A DREAM, A BEAR, AND A RED CARDINAL
Did you ever have a dream that seemed as real as the day is long? This story is about a dream; a dream I dreamed over twenty-four years ago, a dream that came to mind today for some unknown reason. In fact, it was like a familiar story playing over and over in my mind. Now, this might sound strange, but when an idea, a memory, words of scripture, music from a stuffed bear, a red cardinal, and yes, even a dream nudges me enough, I know in my heart that I need to write about it.
Let me start from the beginning…
Today started like any other day, coffee, reading my devotional, then the newspaper, and tieing it all together with Good Morning America. However, something just seemed to be a little off, and I could not put my finger on it.
My husband Rick went off to do a few errands, and I decided to house clean my bathroom. As I gathered my cleaning supplies and walked up the sixteen steps to the second floor, an overwhelming need to pray came over me. I knelt by my bed and prayed for those who were ill, the homeless, my family and friends, and for my loved ones in heaven. It wasn’t but a couple of minutes later when the dream reel started in my head. It was a dream I had about two months after my first husband passed away.
For some unknown reason, I was at the Nazareth High School football field. It was early evening, just as the sun was starting to make its descent. As I stood to wonder why I was there, I noticed straight across from me, on the other side of the field, was my late husband. I called his name. He looked over and waved. I shouted his name and asked him to wait for me. I tried to run around to him, but my legs would only let me walk. It looked like he was waiting for me, however, when I got to the spot where he was standing, he was gone. As I looked around, he was directly across from me on the other side of the field. He looked up again and waved. This kept happening, throughout the whole dream. Then as the sun was almost ready to slip away, he turned waved and disappeared.
I asked myself, why did this dream pop up today, twenty-four years after the original night it occurred?
When I had my lunch, sitting on my sofa, listening to the details of the upcoming storm, I glanced out my patio door and there, not two feet away, sitting on the decorative wooden ball on top of the deck railing, was the most prominent, reddest, cardinal. He was in his glory moving his head from side to side. Then with his orange and yellow beak straight out, he moved his head, so his eyes were looking right at me. Then like a hummingbird, he was gone in a flash.

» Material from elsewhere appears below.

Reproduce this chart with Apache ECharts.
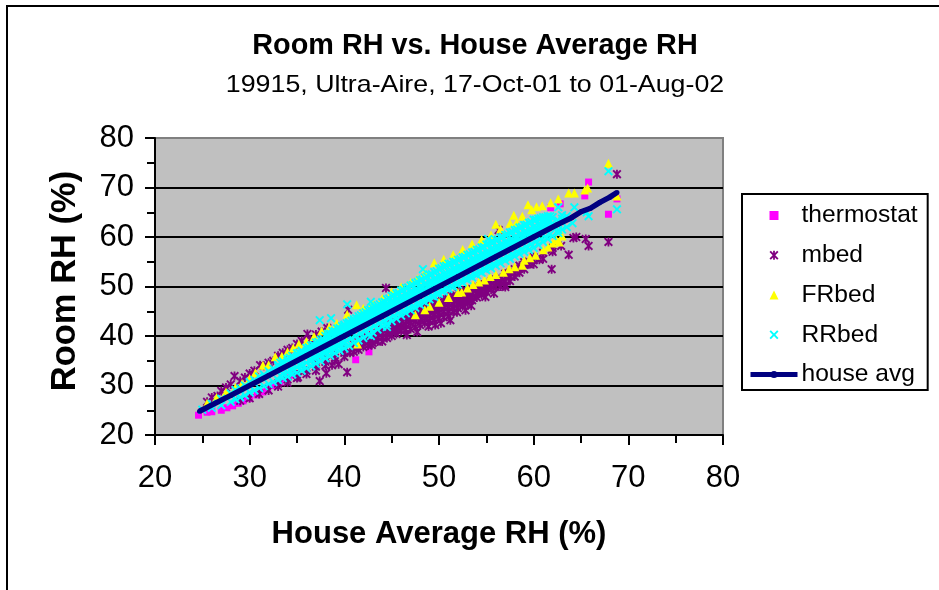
<!DOCTYPE html>
<html>
<head>
<meta charset="utf-8">
<title>Room RH vs. House Average RH</title>
<script src="https://cdn.jsdelivr.net/npm/echarts@6/dist/echarts.min.js"></script>
<style>
html, body { margin: 0; padding: 0; background: #fff; }
#chart { width: 939px; height: 590px; }
</style>
</head>
<body>
<div id="chart"></div>
<script>
// every row is [house avg, room RH, room RH, ...]
const thermostatRows = [
    [24.6,24],[25.5,24.6],[26,24.7],[27,25],[27.6,25.5],[28.2,25.9],[28.8,26.4],[29.3,26.9],[30,27.4],[30.8,28.1],
    [31.4,28.7],[31.9,29.3],[32.6,30],[33.2,30.7],[33.9,31.5],[34.6,32.1],[41.2,35.2],[42.6,36.8],
    [61.8,65.9],[62.8,66.7],[65.4,68.3],[65.8,71.1],[67.9,64.6],[68.8,67.7]
];
const mbedRows = [
    [25.5,26.7],[26,27.6],[26.6,27.9],[27,28.9],[27.5,29.6],[28,30.2],[28.4,31.9],[29,30.9],[29.5,31.6],[30,32.4],
    [30.5,33],[31.1,34.1],[31.5,34],[32,34.6],[32.5,35],[33,36],[33.5,36.6],[34,37.2],[34.5,37.6],[35,38.4],
    [35.5,39],[36.1,40.4],[36.4,39.3],[37,40.3],[37.6,40.9],[38.2,41.6],[40.4,45.3],[44.4,49.7],[56.3,61.4],[68.8,72.7],
    [29,26.9],[30,27.4],[31,28.3],[32,29],[33,29.8,30.4],[34,30.6,31.2],[35,31.5,32.2],[35.1,31.7],[36,32.3,33],
    [37,33,33.8,34.6],[37.4,30.9],[38,34,34.8,35.6],[38.1,32.5],[38.7,34.1],[39,34.9,35.6,36.4],[39.4,34.3],
    [40,35.8,36.6,37.4],[40.3,32.7],[40.6,36.6],[41,36.8,37.6,38.4],[41.5,37.2,38.1,38.9],[42,37.8,38.5,39.2],
    [42.5,38.1,38.9,39.7],[42.9,38.2],[43,38.6,39.3,40.1],[43.5,38.9,39.8,40.6],[44,38.9,39.7,40.5,41.3],
    [44.5,39.6,40.4,41.2,41.9],[45,40,40.8,41.6,42.3],[45.5,40.4,41.3,42.1,42.8],[46,41,41.8,42.6,43.2],
    [46.5,41.3,42.2,43,43.7],[47,41.4,42.6,43.4,44.2],[47.5,41.8,43,43.8,44.6],[48,42.2,43.2,44,44.8,45.4],
    [48.5,42.6,43.6,44.4,45.2,45.9],[49,43,44,44.8,45.6,46.4],[49.5,43.3,44.3,45.1,45.9,46.7],[50,43.6,44.6,45.4,46.2,47],
    [50.5,43.8,44.9,45.7,46.5,47.3],[51,44,45,45.8,46.6,47.4,48],[51.5,44.9,45.7,46.5,47.3,48.1],[51.9,44.8],
    [52,45.6,46.4,47.2,48,48.8],[52.5,46,46.9,47.7,48.5,49.2],[53,46.6,47.4,48.2,49],[53.5,47.2,47.9,48.7,49.5],
    [54,47.8,48.6,49.4,50],[54.5,48.3,49.1,49.9,50.4],[55,48.9,49.7,50.5],[55.5,49.4,50.2,51],[56,49.9,50.7,51.4],
    [56.5,50,50.9,51.7],[57,49.9,50.3,51.1,51.9,52.6],[57.5,51.1,52,52.8],[58,52,52.8,53.5],[58.5,52.8,53.6,54.2],
    [59,53.5,54.4,54.9],[59.5,54.5,55],[60,54.5,55.3,55.9],[60.6,55.4],[61,55.6,56.8],[61.9,53.5,57.4],[62,57,57.8],
    [62.9,58.2],[63.7,56.4],[64.2,59.8],[64.5,60],[65.5,59.6],[65.8,58.2],[67.9,59],
    [46.6,40.2],[47.7,40.8],[48.9,41.9],[49.6,42.2],[50.2,42.6],[51.2,43.2],[52.8,45.2],[53.4,46.1],[54.9,47.9],[55.8,48.6]
];
const frbedRows = [
    [25.5,26.4],[26.5,27.6],[27.5,28.7],[28.5,29.6],[29.2,30.4],[30,31.4],[30.6,32.6],[31.4,34.1],[32,34.2],[32.7,35.8],
    [33.4,35.9],[34,36.8],[34.6,37.6],[35.2,38.4],[36,38.9],[36.8,39.9],[37.6,41],[38.4,41.8],[39.2,42.6],[40.3,44.4],
    [41.3,46.3],[41.4,38.4],[42,45.6],[43,46.6],[44,47.6],[45,48.9],[46,49.9],[47,50.8],[47.7,51.5],[48.5,52.8],
    [49.5,54.8],[50.5,55.5],[51.5,56.4],[52.5,57.5],[53.5,58.6],[54.5,59.5],[55.5,60.4],[56,62.6],[56.5,61.6],[57.5,62.8],
    [57.9,64.4],[58.2,63],[58.8,64.2],[59.4,66.5],[59.8,65.5],[60.3,66.1],[60.9,66.3],[61.8,66.9],[62.6,67.7],[63.7,68.9],
    [64.3,68.9],[65.4,69.5],[65.7,69.9],[67.9,74.9],[68.8,68.3],
    [47.5,44.3],[48.5,45.3],[49,46],[50,46.8],[51,47.8],[52,48.8],[52.4,48.9],
    [53,49.7],[53.6,50.4],[54.2,50.9],[54.8,51.3],[55.4,52],[56,52.4],[56.8,52.9],[57.4,53.6],[58,54],[58.8,54.3],
    [59,55.3],[59.6,55.8],[60.2,56.3],[61,57.4],[61.5,58],[62,58.8],[62.4,59.4],[62.7,59],[63,60.2]
];
const rrbedRows = [
    [25,25.1],[26,25.5,26.3],[27,26,27.3],[28,26.7,28.4],[28.5,27.2,29.1],[29,27.6,29.4],[29.5,28,30],[30,28.6,30.7],
    [30.5,29,31.1],[31,29.5,31.8],[31.5,29.9,32.2],[32,30.3,32.9],[32.5,30.7,33.4],[33,31.1,33.9,34.2],
    [33.5,31.5,32.3,34.4,34.9],[34,31.8,32.7,35,35.4],[34.5,32.2,33.2,35.4,36],[35,32.6,33.7,35.9,36.5],
    [35.5,33,34.1,36.4,37],[36,33.5,34.6,36.9,37.6],[36.5,33.9,35.1,37.4,38.1],[37,34.4,35.6,37.9,38.7],
    [37.5,34.9,36.1,38.4,39.2],[38,35.5,36.6,38.9,40],[38.5,36,37.1,39.4,40.5],[39,36.5,37.6,39.9,41],
    [39.5,37,38.1,40.4,41.1,41.6],[40,37.5,38.6,40.9,42,42.3],[40.5,38,41.4,42.5,42.8],[41,38.6,41.9,43,43.4],
    [41.5,39.1,42.4,43.5,44],[42,39.6,42.9,44,44.6],[42.5,40.2,43.4,44.5,45.2],[43,40.7,43.9,45,45.7],
    [43.5,41.3,44.4,45.5,46.2],[44,41.9,44.9,46,46.8],[44.5,42.4,45.4,46.5,47.4],[45,43,45.9,47,48.1],
    [45.5,43.5,46.4,47.5,48.6],[46,44.1,46.9,48,49.2],[46.5,44.6,47.4,48.5,49.7],[47,45.2,47.9,49,50.2],
    [47.5,45.7,48.4,49.5,50.7],[48,46.3,48.9,50,51.3],[48.5,46.8,49.4,50.5,51.8],[49,47.4,49.9,51,52.4],
    [49.5,47.9,50.4,51.5,52.9],[50,48.5,50.9,52,53.6],[50.5,49,51.4,52.5,54.1],[51,49.5,51.9,53,54.6],
    [51.5,49.9,52.4,53.5,55],[52,50.4,52.9,54,55.4],[52.5,50.8,53.4,54.5,55.9],[53,51.3,53.9,55,56.4],
    [53.5,51.8,54.4,55.5,56.9],[54,52.3,54.9,56,57.4],[54.5,52.8,55.4,56.5,57.9],[55,53.3,55.9,57,58.5],
    [55.5,53.7,56.4,57.5,59],[56,54.2,56.9,58,59.4],[56.5,54.7,57.4,58.5,59.9],[57,55.2,57.9,59,60.4],
    [57.5,55.6,58.4,59.5,60.9],[58,56.1,58.9,60,61.4],[58.5,56.6,59.4,60.5,61.9],[59,57,59.9,61,62.4],
    [59.5,57.4,60.4,61.5,62.9],[60,57.8,60.9,62,63.5],[60.5,58.4,61.4,62.5,63.7],[61,59,61.9,63,64],
    [61.5,59.6,62.4,63.5,64.2],[62,60.2,62.8,64],[62.6,60.8,61.4,63.3,66],[63,61.5,63.7,64.4],[63.5,62,64.2],
    [37.4,43.2],[38.6,43.6],[40.3,46.4],[42.8,46.9,40],[44.5,41.8],[48.3,53.5],[55.2,59.6],[64.1,62.8],[64.3,66],
    [65.6,65],[65.8,64.2],[67.9,73.3],[68.8,65.6],
    // readings between the rows above, the band is solid in the picture
    [33.25,32,34.6],[34.25,33.1,35.6],[35.25,34.1,36.6],[36.25,35.1,37.7],[36.75,35.6,38.2],[37.25,36.1,38.8],[37.75,36.6,39.4],
    [38.25,37.1,39.9,40.4],[38.75,37.6,40.4,41],[39.25,38.1,40.8,41.5],[39.75,38.6,41.3,42],[40.25,39.1,41.7,42.6],
    [40.75,39.6,42.2,43.1],[41.25,40.1,42.7,43.6],[41.75,40.6,43.2,44.2],[42.25,41.1,43.7,44.8],[42.75,41.6,44.2,45.3],
    [43.25,42.1,44.7,45.8],[43.75,42.6,45.2,46.4],[44.25,43.1,45.7,46.9],[44.75,43.6,46.2,47.6],[45.25,44.1,46.7,48.2],
    [45.75,44.6,47.2,48.7],[46.25,45.1,47.7,49.3],[46.75,45.6,48.2,49.8],[47.25,46.1,48.7,50.3],[47.75,46.6,49.2,50.9],
    [48.25,47.1,49.7,51.4],[48.75,47.6,50.2,52],[49.25,48.1,50.7,52.5],[49.75,48.6,51.2,53.1],[50.25,49.1,51.7,53.7],
    [50.75,49.6,52.2,54.2],[51.25,50.1,52.7,54.6],[51.75,50.6,53.2,55],[52.25,51.1,53.7,55.5],[52.75,51.6,54.2,56],
    [53.25,52.1,54.7,56.5],[53.75,52.6,55.2,57],[54.25,53.1,55.7,57.5],[54.75,53.6,56.2,58],[55.25,54.1,56.7,58.6],
    [55.75,54.6,57.2,59],[56.25,55.1,57.7,59.5],[56.75,55.6,58.2,60],[57.25,56.1,58.7,60.5],[57.75,56.6,59.2,61],
    [58.25,57.1,59.7,61.5],[58.75,57.6,60.2,62],[59.25,58.1,60.7,62.5],[59.75,58.6,61.2,63],[60.25,59.1,61.7,63.5],
    [60.75,59.6,62.2,63.8],[61.25,60.1,62.7,64],[61.75,60.6,63.2,64.2]
];
const houseAvgRows = [
    [24.7,24.8],[28,28],[32,32],[36,36],[40,40],[44,44],[48,48],[52,52],[56,56],[60,60],
    [62.5,62.5],[64,63.9],[65,65.1],[66,65.8],[67,67],[68,68],[68.8,69]
];
const axisTicks = { min: 20, max: 80, step: 10 };
const titleText = 'Room RH vs. House Average RH';
const subtitleText = '19915, Ultra-Aire, 17-Oct-01 to 01-Aug-02';
const xTitle = 'House Average RH (%)';
const yTitle = 'Room RH (%)';

const squarePath = 'path://M0 0H10V10H0Z';
const trianglePath = 'path://M5 0L10 10H0Z';
const crossPath = 'path://M0 1.5L1.5 0L5 3.5L8.5 0L10 1.5L6.5 5L10 8.5L8.5 10L5 6.5L1.5 10L0 8.5L3.5 5Z';
const starPath = 'path://M0 1.5L1.5 0L5 3.5L8.5 0L10 1.5L6.5 5L10 8.5L8.5 10L5 6.5L1.5 10L0 8.5L3.5 5ZM4 0H6V10H4Z';

function toPoints(rows) {
    const points = [];
    rows.forEach(function (row) {
        for (let i = 1; i < row.length; i++) {
            points.push([row[0], row[i]]);
        }
    });
    return points;
}

function scatter(name, rows, symbol, size, color) {
    return {
        name: name,
        type: 'scatter',
        data: toPoints(rows),
        symbol: symbol,
        symbolSize: size,
        itemStyle: { color: color, opacity: 1 },
        silent: true
    };
}

function valueAxis(name, gap, nameSize) {
    return {
        type: 'value',
        min: axisTicks.min,
        max: axisTicks.max,
        interval: axisTicks.step,
        name: name,
        nameLocation: 'middle',
        nameGap: gap,
        nameTextStyle: { fontFamily: 'Liberation Sans', fontWeight: 'bold', fontSize: nameSize, color: '#000' },
        axisLine: { show: true, onZero: false, lineStyle: { color: '#000', width: 2 } },
        axisTick: { show: true, inside: false, length: 10, lineStyle: { color: '#000', width: 2 } },
        minorTick: { show: true, splitNumber: 2, length: 8, lineStyle: { color: '#000', width: 2 } },
        axisLabel: { fontFamily: 'Liberation Sans', fontSize: 31, color: '#000', margin: 21 }
    };
}

const chart = echarts.init(document.getElementById('chart'));
const xAxis = valueAxis(xTitle, 84, 31);
xAxis.splitLine = { show: false };
xAxis.axisLabel.margin = 28;
const yAxis = valueAxis(yTitle, 72, 34.5);
yAxis.nameTextStyle.padding = [0, 0, 0, 11];
yAxis.splitLine = { show: true, showMinLine: false, showMaxLine: false, lineStyle: { color: '#000', width: 2 } };

chart.setOption({
    animation: false,
    backgroundColor: '#fff',
    title: { text: titleText, left: 470, top: 27, textAlign: 'center',
        textStyle: { fontFamily: 'Liberation Sans', fontWeight: 'bold', fontSize: 28.8, color: '#000' } },
    grid: { left: 155, top: 138, width: 568, height: 297, show: true, backgroundColor: '#c0c0c0', borderColor: '#808080', borderWidth: 2 },
    xAxis: xAxis,
    yAxis: yAxis,
    legend: {
        orient: 'vertical',
        left: 742,
        top: 194,
        padding: [9, 10, 3, 6],
        borderColor: '#000',
        borderWidth: 2,
        backgroundColor: '#fff',
        itemWidth: 47,
        itemHeight: 9,
        itemGap: 14.75,
        lineStyle: { width: 5 },
        textStyle: { fontFamily: 'Liberation Sans', fontSize: 24.6, lineHeight: 24, color: '#000', padding: [0, 0, 0, -1] },
        data: ['thermostat', 'mbed', 'FRbed', 'RRbed', 'house avg']
    },
    graphic: [
        { type: 'rect', z: -1, shape: { x: 7, y: 6, width: 960, height: 620 },
          style: { fill: 'none', stroke: '#000', lineWidth: 2 } },
        { type: 'text', x: 475, y: 85, scaleX: 1.115,
          style: { text: subtitleText, font: '24px "Liberation Sans"', fill: '#000', textAlign: 'center', textVerticalAlign: 'middle' } }
    ],
    series: [
        scatter('thermostat', thermostatRows, squarePath, 7, '#ff00ff'),
        scatter('mbed', mbedRows, starPath, 9, '#800080'),
        scatter('FRbed', frbedRows, trianglePath, 9, '#ffff00'),
        scatter('RRbed', rrbedRows, crossPath, 9, '#00ffff'),
        {
            name: 'house avg',
            type: 'line',
            data: houseAvgRows,
            symbol: 'circle',
            symbolSize: 5,
            showSymbol: true,
            itemStyle: { color: '#000080' },
            lineStyle: { color: '#000080', width: 5.5 },
            silent: true
        }
    ]
});
</script>
</body>
</html>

A little over five years ago, after my mother passed, a little-stuffed bear with a tiny music box played without its paw being pressed. Today, as I walked through the dining room, it played again. It took me by surprise. I need to tell you that before Mom stopped talking, and while she was somewhat well, she sat at my dining room table and sang, ” Jingle Bells and Silent Night.”
After her death, my husband was the first to hear the muffled sound. When he told me about it, I honestly thought it was just a car with its radio playing a little loud. Then about three days later, I heard it and followed the sound. It was the bear. The same bear I heard today. The first time the music was heard, was on Christmas night 2013. What we heard then and what I heard today was, ” Jingle Bells.”
It gets stranger…
Today, at the very moment that I heard the bear, an image of my mother from another dream in January of 2017, popped into my head. I saw my mother as plain as day, holding my hand saying, ” Everything will be okay.”
As much as I loved the vision of my late husband, the cardinal, and my mother along with hearing the music. I am perplexed as to why this happened. A big part of me wants to think that they were messages from heaven. A part of me wonders why today?
I want you to know dear readers, how important it is to cherish our loved ones while they are still with us. It doesn’t matter if it is your spouse, your parents, children, family or friends. Respecting them all with kind and loving words, and spending time with them is essential. God knows your heart and so do our loved ones in heaven.